The Buccaneers will face just four teams that qualified for the playoffs in 2009 — New Orleans (twice), Arizona, Baltimore and Cincinnati. However, 11 of their 16 games will come against teams that finished at least 8-8. The overall 2009 winning percentage of the Buccaneers' 2010 opponents was .480 (123-133).

When the NFL realigned into eight four-team divisions in 2002, it also established a new scheduling format emphasizing a rotation of teams over the previous system, which was based largely on teams' records from the previous season. The original rotation was established for an eight-year period (2002-09), and in that period every team in the league played every other team in the league at least once both home and away.

That system erased some of the unusual historical scheduling quirks between certain teams. For instance, the Buccaneers hadn't played a regular-season game in Pittsburgh since 1983 until the new rotation took them to the Steelers' home in 2006. Tampa Bay had never played a game in Buffalo until their Week Two visit this season. And despite being expansion twins in 1976, the Buccaneers and Seattle Seahawks had played only five times through their first 26 shared seasons before the new scheduling format.
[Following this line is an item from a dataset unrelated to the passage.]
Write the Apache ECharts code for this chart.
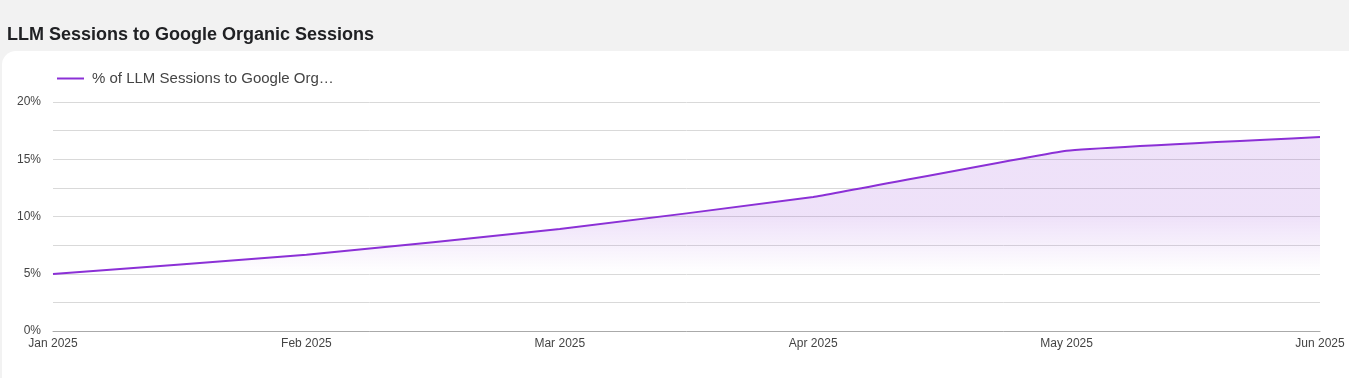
<!DOCTYPE html>
<html>
<head>
<meta charset="utf-8">
<script src="https://cdn.jsdelivr.net/npm/echarts@6/dist/echarts.min.js"></script>
<style>
  html, body {
    margin: 0;
    padding: 0;
    width: 1349px;
    height: 378px;
    background: #f2f2f2;
    overflow: hidden;
  }
  #card {
    position: absolute;
    left: 2px;
    top: 51px;
    width: 1380px;
    height: 360px;
    background: #fff;
    border-radius: 14px;
  }
  #myCharts {
    position: absolute;
    left: 0;
    top: 0;
    width: 1349px;
    height: 378px;
  }
</style>
</head>
<body>
<div id="card"></div>
<div id="myCharts"></div>
<script>
// chart data
var months = ["Jan 2025", "Feb 2025", "Mar 2025", "Apr 2025", "May 2025", "Jun 2025"];
var llmShare = [4.98, 6.65, 8.9, 11.7, 15.75, 16.95];
var seriesName = "% of LLM Sessions to Google Organic Sessions";

var myChart = echarts.init(document.getElementById("myCharts"));

var option = {
  backgroundColor: "transparent",
  title: {
    text: "LLM Sessions to Google Organic Sessions",
    left: 2,
    top: 21,
    textStyle: {
      color: "#202124",
      fontSize: 18,
      fontWeight: "bold",
      fontFamily: "Liberation Sans, Arial, sans-serif",
    },
  },
  legend: {
    left: 52,
    top: 66,
    icon: "rect",
    itemWidth: 27,
    itemHeight: 2,
    itemGap: 20,
    textStyle: {
      color: "#444",
      fontSize: 15,
      fontFamily: "Liberation Sans, Arial, sans-serif",
      padding: [0, 0, 0, 3],
      width: 248,
      overflow: "truncate",
      ellipsis: "…",
    },
    data: [seriesName],
  },
  grid: {
    left: 53,
    right: 29,
    top: 102,
    bottom: 47,
  },
  xAxis: {
    type: "category",
    boundaryGap: false,
    data: months,
    axisLine: {
      show: true,
      lineStyle: { color: "#aaa", width: 1 },
    },
    axisTick: { show: false },
    axisLabel: {
      color: "#444",
      fontSize: 12,
      margin: 7,
      fontFamily: "Liberation Sans, Arial, sans-serif",
    },
    splitLine: { show: false },
  },
  yAxis: {
    type: "value",
    min: 0,
    max: 20,
    interval: 2.5,
    axisLine: { show: false },
    axisTick: { show: false },
    axisLabel: {
      color: "#444",
      fontSize: 12,
      margin: 12,
      fontFamily: "Liberation Sans, Arial, sans-serif",
      formatter: function (value) {
        if (value % 5 !== 0) {
          return "";
        }
        return value + "%";
      },
    },
    splitLine: {
      lineStyle: { color: "#d9d9d9", width: 1 },
    },
  },
  series: [
    {
      name: seriesName,
      type: "line",
      data: llmShare,
      smooth: 0.08,
      symbol: "none",
      lineStyle: { color: "#8b30d6", width: 2 },
      itemStyle: { color: "#8b30d6" },
      areaStyle: {
        color: new echarts.graphic.LinearGradient(0, 0, 0, 1, [
          { offset: 0, color: "rgba(139, 48, 214, 0.2)" },
          { offset: 0.42, color: "rgba(139, 48, 214, 0.2)" },
          { offset: 0.7, color: "rgba(139, 48, 214, 0)" },
          { offset: 1, color: "rgba(139, 48, 214, 0)" },
        ]),
      },
    },
  ],
};

myChart.setOption(option);
</script>
</body>
</html>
That latter issue has been thoroughly resolved, as the Bucs and Seahawks have met each other in each of the last six seasons except 2005. That streak will continue in 2010 as Seattle is slated to visit Tampa for the fourth time since 2004. Pittsburgh and Cleveland, on the other hand, will play in Raymond James Stadium for the first time since 2002.

With the original eight-year rotation complete, the NFL has elected to use a similar system in 2010, though opponents for the following seasons have not yet been determined. The Buccaneers will play their three NFC South foes twice, as usual, as well as the four teams in the NFC West and the four clubs in the AFC North. That accounts for 14 of the 16 contests; the other two games are determined by the previous year's standings. Each team plays the team that finished in the same spot in the standings in the two divisions from its same conference that it is not already playing. In the Buccaneers' case, that means a home game against the NFC North's Detroit and a road trip to the NFC East's Washington.
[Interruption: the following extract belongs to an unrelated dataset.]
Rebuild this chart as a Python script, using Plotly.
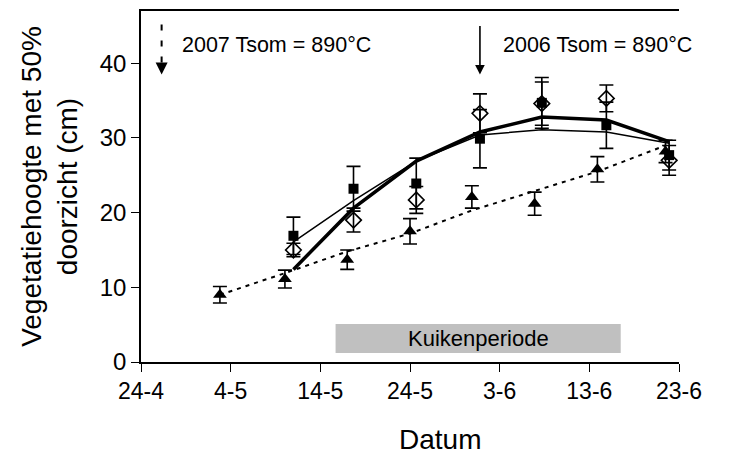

The exact dates and times of the Bucs' 2010 schedule will be announced later, usually in late March or early April, but here are the 16 opponents the team will definitely play next fall.

HOME

  • Atlanta
  • Carolina
  • Cleveland
  • Detroit
  • New Orleans
  • Pittsburgh
  • St. Louis
  • Seattle

AWAY

  • Arizona
  • Atlanta
  • Baltimore
  • Carolina
  • Cincinnati
  • New Orleans
  • San Francisco
  • Washington

The Bucs broke a 10-year drought on the West Coast this season with their Week 15 win at Seattle. Now they'll head back to the left edge of the country to play in San Francisco, where they haven't won since 1980. The Bucs will also hit the Mountain Time Zone when they play Arizona, the Central Time Zone with a stop in New Orleans and of course the Eastern Time Zone on multiple occasions.
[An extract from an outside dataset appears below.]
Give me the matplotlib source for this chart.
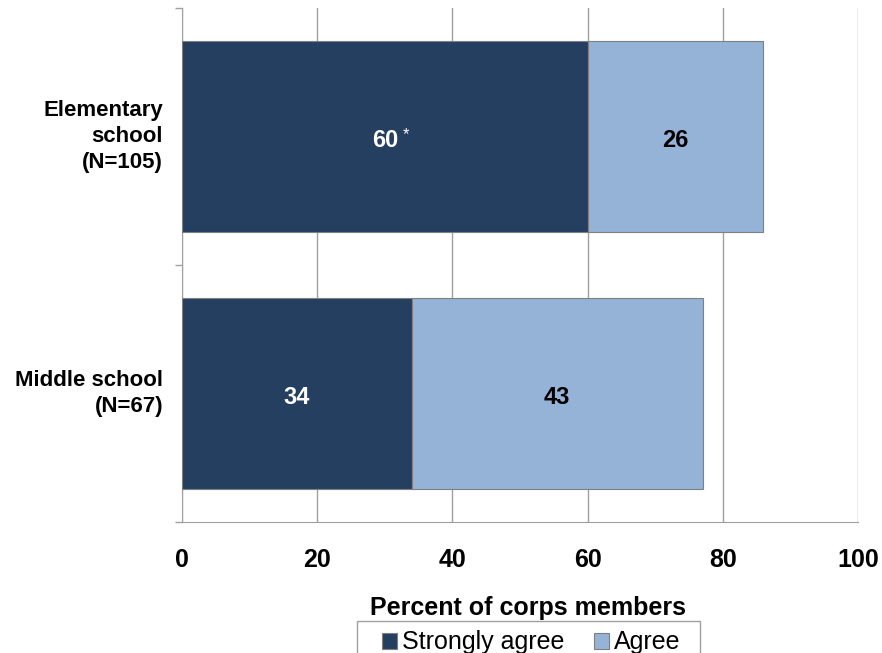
import matplotlib.pyplot as plt
from matplotlib.patches import Rectangle
import numpy as np

plt.rcParams['font.family'] = ['Liberation Sans', 'DejaVu Sans']

# Data
groups = ['Elementary\nschool\n(N=105)', 'Middle school\n(N=67)']
strongly_agree = [60, 34]
agree = [26, 43]
sig_flags = [True, False]

dark = '#243F60'
light = '#95B3D7'

fig = plt.figure(figsize=(8.82, 6.53), dpi=100)
ax = fig.add_axes([182 / 882, 1 - 522 / 653, 676 / 882, 514 / 653])

ypos = np.array([1.5, 0.5])
h = 0.745
ax.barh(ypos, strongly_agree, height=h, color=dark, edgecolor='#7F7F7F', linewidth=0.8,
        label='Strongly agree', zorder=3)
ax.barh(ypos, agree, left=strongly_agree, height=h, color=light, edgecolor='#7F7F7F',
        linewidth=0.8, label='Agree', zorder=3)

# value labels
for y, sa, a, sig in zip(ypos, strongly_agree, agree, sig_flags):
    ax.annotate(str(sa), xy=(sa / 2, y), xytext=(0, -3), textcoords='offset points',
                color='white', fontsize=17, fontweight='bold',
                ha='center', va='center', zorder=4)
    if sig:
        ax.annotate('*', xy=(sa / 2, y), xytext=(15.5, 1), textcoords='offset points',
                    color='white', fontsize=12, ha='center', va='center', zorder=4)
    ax.annotate(str(a), xy=(sa + a / 2, y), xytext=(0, -3), textcoords='offset points',
                color='black', fontsize=17, fontweight='bold',
                ha='center', va='center', zorder=4)

# category labels
for y, g in zip(ypos, groups):
    ax.text(-2.8, y, g, ha='right', va='center', fontsize=16, fontweight='bold',
            linespacing=1.3)

ax.set_xlim(0, 100)
ax.set_ylim(0, 2)
ax.set_xticks(np.arange(0, 101, 20))
ax.tick_params(axis='x', length=0, labelsize=18, pad=19)
for lab in ax.get_xticklabels():
    lab.set_fontweight('bold')
ax.set_yticks([0, 1, 2])
ax.set_yticklabels([])
ax.tick_params(axis='y', length=5, color='#A0A0A0', width=1)

ax.grid(axis='x', color='#A0A0A0', linewidth=1, zorder=0)
for side in ['top', 'right']:
    ax.spines[side].set_visible(False)
ax.spines['left'].set_color('#A0A0A0')
ax.spines['bottom'].set_color('#A0A0A0')

ax.set_xlabel('Percent of corps members', fontsize=18, fontweight='bold', labelpad=17)
ax.xaxis.label.set_x((528 - 182) / 676)

leg = fig.legend(loc='upper center', bbox_to_anchor=(531 / 882, 1 - 623 / 653), ncol=2,
                 fontsize=18, frameon=False,
                 handlelength=0.6, handleheight=0.6, handletextpad=0.2, columnspacing=1.2,
                 borderpad=0.3, borderaxespad=0)

# legend box (runs off the bottom edge like the original)
fig.patches.append(Rectangle((357 / 882, -0.02), 343 / 882, 0.02 + 32 / 653,
                             transform=fig.transFigure, fill=False,
                             edgecolor='#A0A0A0', linewidth=1))

fig.savefig('out.png', dpi=100)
The Buccaneers and Ravens will meet for just the fourth time since Baltimore entered the league in 1996. That's the second fewest games for Tampa Bay against any team in the league; the Bucs and Texans have met only twice so far. Tampa Bay holds a 2-1 series edge over the Ravens, though Baltimore won the most recent contest in 2006.

The Buccaneers have also won 66.7% of their all-time meetings with the Bengals, who will play host to Tampa Bay at some point in 2010. The Bucs' 6-3 record against Cincinnati equals the franchise's all-time mark against Buffalo as its two best records against any teams in the NFC. The Buccaneers will also be putting a five-game winning streak against the Bengals on the line in '10, their longest active streak against any team in the NFL.

The four NFC South teams will once again fight it out in what has unquestionably been the NFL's most competitive division since the 2002 realignment. The NFC South is one of only three divisions in which all four teams have won a division title already, and it is the only one that has yet to have back-to-back title winners. The NFC South has also had five teams advance to the conference championship game in the last seven years, tied with the NFC East for the most among all divisions.